A few weeks ago, I wrote about the disgusting human relations tactics being used by Gannett's Journal News as a way to institute staff cuts. Gannett had asked all of its newsroom employees (and ad sales people too) to re-apply for their jobs, saying about 70 spots would be cut, including 50 from the newsroom.
David Carr wrote about the result in his New York Times column a few days ago. He reports that The JOurnal News has, in fact, cut 50 news reporting and editng jobs. As Carr writes, tongue-in-cheek, Gannett's euphemisms include the fact that reporters no longer work in a newsroom, but in an "information center." They are no longer assigned to cover beats; they report on "topics." And one we've heard before... the layoffs or firings are part of a "comprehensive restructuring plan."

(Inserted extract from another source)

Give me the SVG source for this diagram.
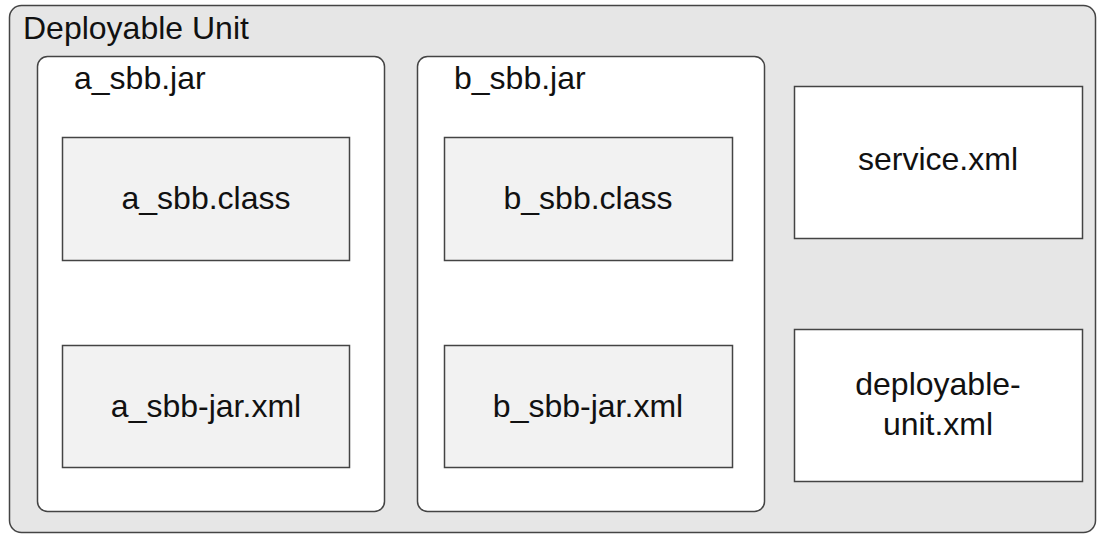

Carr's report included the following sentence, about midway in the story, that caught my eye: "The entire business reporting and editing staff was laid off in the reorganization."
I get The Journal News at home, so I took at look at the business section for the week so far. What's left is one or two pages, including space for ads, with 100% pickup from the wire services. Gone is the coverage of local businesses, except perhaps giant locally-based companies like PepsiCo, IBM and MasterCard, whose news would be reported by the wires.
But stories about smaller local businesses or the local economy are gone.
Isn't the purpose of local newspapers to cover local news?
Since it merged a chain of 12 local papers into a single masthead in 1998 (Gannett has owned the local chain since the mid-1960s), Gannett has slowly been cutting the amount of truly local news coverage in the paper. One hears complaints from residents of practically every community in Westchester, Rockland and Putnam Counties about important local stories that go totally unreported. The paper's circulation reflects that displeasure.
David Carr writes that The Journal News is serving as the model for the other 84 dailies that Gannett owns throughout the country. I can only hope he's wrong.